Retype the whole listing below, character for character.
<<<<
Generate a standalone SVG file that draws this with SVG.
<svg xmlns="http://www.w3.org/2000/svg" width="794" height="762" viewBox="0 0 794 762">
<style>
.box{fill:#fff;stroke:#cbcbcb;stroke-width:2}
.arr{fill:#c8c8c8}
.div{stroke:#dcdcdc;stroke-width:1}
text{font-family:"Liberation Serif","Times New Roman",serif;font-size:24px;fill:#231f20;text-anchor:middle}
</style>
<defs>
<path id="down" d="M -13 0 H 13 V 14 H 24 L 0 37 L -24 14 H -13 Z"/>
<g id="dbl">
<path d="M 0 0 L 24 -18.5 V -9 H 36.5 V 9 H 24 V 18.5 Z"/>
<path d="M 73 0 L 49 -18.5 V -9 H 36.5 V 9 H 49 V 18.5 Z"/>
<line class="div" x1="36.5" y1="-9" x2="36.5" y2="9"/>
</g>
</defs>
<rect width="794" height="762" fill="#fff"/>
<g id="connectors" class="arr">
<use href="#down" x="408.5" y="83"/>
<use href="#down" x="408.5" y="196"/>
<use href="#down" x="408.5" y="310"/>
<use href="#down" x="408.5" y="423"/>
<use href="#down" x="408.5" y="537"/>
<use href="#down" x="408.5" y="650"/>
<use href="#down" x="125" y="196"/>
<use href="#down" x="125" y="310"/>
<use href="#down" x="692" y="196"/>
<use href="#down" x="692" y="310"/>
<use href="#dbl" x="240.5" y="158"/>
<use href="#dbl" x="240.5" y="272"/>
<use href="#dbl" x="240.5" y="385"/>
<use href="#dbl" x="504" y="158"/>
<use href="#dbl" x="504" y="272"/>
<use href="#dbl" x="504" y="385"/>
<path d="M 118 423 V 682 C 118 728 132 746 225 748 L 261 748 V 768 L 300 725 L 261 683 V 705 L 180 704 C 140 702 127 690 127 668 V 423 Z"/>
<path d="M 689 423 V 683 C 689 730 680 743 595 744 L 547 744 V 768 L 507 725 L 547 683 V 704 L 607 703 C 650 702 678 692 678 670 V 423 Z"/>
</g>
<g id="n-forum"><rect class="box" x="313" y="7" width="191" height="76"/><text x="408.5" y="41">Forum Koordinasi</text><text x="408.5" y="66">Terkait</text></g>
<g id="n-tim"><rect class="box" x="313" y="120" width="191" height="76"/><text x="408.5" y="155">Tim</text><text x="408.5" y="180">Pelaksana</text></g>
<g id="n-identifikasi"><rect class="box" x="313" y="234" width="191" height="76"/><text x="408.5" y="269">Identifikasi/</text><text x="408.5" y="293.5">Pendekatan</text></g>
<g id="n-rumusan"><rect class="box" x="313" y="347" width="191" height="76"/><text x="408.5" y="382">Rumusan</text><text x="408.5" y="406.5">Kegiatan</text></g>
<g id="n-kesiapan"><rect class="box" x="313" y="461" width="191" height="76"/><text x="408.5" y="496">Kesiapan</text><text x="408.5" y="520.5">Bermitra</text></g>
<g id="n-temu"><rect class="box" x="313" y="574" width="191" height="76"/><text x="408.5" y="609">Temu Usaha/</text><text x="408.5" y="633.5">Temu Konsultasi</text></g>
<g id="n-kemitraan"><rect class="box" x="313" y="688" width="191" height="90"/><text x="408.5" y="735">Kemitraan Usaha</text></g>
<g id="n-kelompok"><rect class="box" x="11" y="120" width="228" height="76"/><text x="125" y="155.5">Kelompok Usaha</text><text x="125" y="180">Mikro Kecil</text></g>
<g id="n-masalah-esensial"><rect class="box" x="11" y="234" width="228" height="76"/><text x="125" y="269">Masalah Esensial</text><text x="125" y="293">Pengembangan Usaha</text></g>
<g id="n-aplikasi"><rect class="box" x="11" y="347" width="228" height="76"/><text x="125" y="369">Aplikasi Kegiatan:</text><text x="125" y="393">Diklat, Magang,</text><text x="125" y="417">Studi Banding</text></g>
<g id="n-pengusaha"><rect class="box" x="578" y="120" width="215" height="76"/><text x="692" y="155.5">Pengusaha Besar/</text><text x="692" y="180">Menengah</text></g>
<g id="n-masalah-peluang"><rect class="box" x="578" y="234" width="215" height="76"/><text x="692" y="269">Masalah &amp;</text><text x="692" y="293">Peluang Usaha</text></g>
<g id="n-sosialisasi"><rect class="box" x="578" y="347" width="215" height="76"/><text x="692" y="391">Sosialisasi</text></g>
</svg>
>>>>
### Result
Generate a standalone SVG file that draws this with SVG.
<svg xmlns="http://www.w3.org/2000/svg" width="794" height="762" viewBox="0 0 794 762">
<style>
.box{fill:#fff;stroke:#cbcbcb;stroke-width:2}
.arr{fill:#c8c8c8}
.div{stroke:#dcdcdc;stroke-width:1}
text{font-family:"Liberation Serif","Times New Roman",serif;font-size:24px;fill:#231f20;text-anchor:middle}
</style>
<defs>
<path id="down" d="M -13 0 H 13 V 14 H 24 L 0 37 L -24 14 H -13 Z"/>
<g id="dbl">
<path d="M 0 0 L 24 -18.5 V -9 H 36.5 V 9 H 24 V 18.5 Z"/>
<path d="M 73 0 L 49 -18.5 V -9 H 36.5 V 9 H 49 V 18.5 Z"/>
<line class="div" x1="36.5" y1="-9" x2="36.5" y2="9"/>
</g>
</defs>
<rect width="794" height="762" fill="#fff"/>
<g id="connectors" class="arr">
<use href="#down" x="408.5" y="83"/>
<use href="#down" x="408.5" y="196"/>
<use href="#down" x="408.5" y="310"/>
<use href="#down" x="408.5" y="423"/>
<use href="#down" x="408.5" y="537"/>
<use href="#down" x="408.5" y="650"/>
<use href="#down" x="125" y="196"/>
<use href="#down" x="125" y="310"/>
<use href="#down" x="692" y="196"/>
<use href="#down" x="692" y="310"/>
<use href="#dbl" x="240.5" y="158"/>
<use href="#dbl" x="240.5" y="272"/>
<use href="#dbl" x="240.5" y="385"/>
<use href="#dbl" x="504" y="158"/>
<use href="#dbl" x="504" y="272"/>
<use href="#dbl" x="504" y="385"/>
<path d="M 118 423 V 682 C 118 728 132 746 225 748 L 261 748 V 768 L 300 725 L 261 683 V 705 L 180 704 C 140 702 127 690 127 668 V 423 Z"/>
<path d="M 689 423 V 683 C 689 730 680 743 595 744 L 547 744 V 768 L 507 725 L 547 683 V 704 L 607 703 C 650 702 678 692 678 670 V 423 Z"/>
</g>
<g id="n-forum"><rect class="box" x="313" y="7" width="191" height="76"/><text x="408.5" y="41">Forum Koordinasi</text><text x="408.5" y="66">Terkait</text></g>
<g id="n-tim"><rect class="box" x="313" y="120" width="191" height="76"/><text x="408.5" y="155">Tim</text><text x="408.5" y="180">Pelaksana</text></g>
<g id="n-identifikasi"><rect class="box" x="313" y="234" width="191" height="76"/><text x="408.5" y="269">Identifikasi/</text><text x="408.5" y="293.5">Pendekatan</text></g>
<g id="n-rumusan"><rect class="box" x="313" y="347" width="191" height="76"/><text x="408.5" y="382">Rumusan</text><text x="408.5" y="406.5">Kegiatan</text></g>
<g id="n-kesiapan"><rect class="box" x="313" y="461" width="191" height="76"/><text x="408.5" y="496">Kesiapan</text><text x="408.5" y="520.5">Bermitra</text></g>
<g id="n-temu"><rect class="box" x="313" y="574" width="191" height="76"/><text x="408.5" y="609">Temu Usaha/</text><text x="408.5" y="633.5">Temu Konsultasi</text></g>
<g id="n-kemitraan"><rect class="box" x="313" y="688" width="191" height="90"/><text x="408.5" y="735">Kemitraan Usaha</text></g>
<g id="n-kelompok"><rect class="box" x="11" y="120" width="228" height="76"/><text x="125" y="155.5">Kelompok Usaha</text><text x="125" y="180">Mikro Kecil</text></g>
<g id="n-masalah-esensial"><rect class="box" x="11" y="234" width="228" height="76"/><text x="125" y="269">Masalah Esensial</text><text x="125" y="293">Pengembangan Usaha</text></g>
<g id="n-aplikasi"><rect class="box" x="11" y="347" width="228" height="76"/><text x="125" y="369">Aplikasi Kegiatan:</text><text x="125" y="393">Diklat, Magang,</text><text x="125" y="417">Studi Banding</text></g>
<g id="n-pengusaha"><rect class="box" x="578" y="120" width="215" height="76"/><text x="692" y="155.5">Pengusaha Besar/</text><text x="692" y="180">Menengah</text></g>
<g id="n-masalah-peluang"><rect class="box" x="578" y="234" width="215" height="76"/><text x="692" y="269">Masalah &amp;</text><text x="692" y="293">Peluang Usaha</text></g>
<g id="n-sosialisasi"><rect class="box" x="578" y="347" width="215" height="76"/><text x="692" y="391">Sosialisasi</text></g>
</svg>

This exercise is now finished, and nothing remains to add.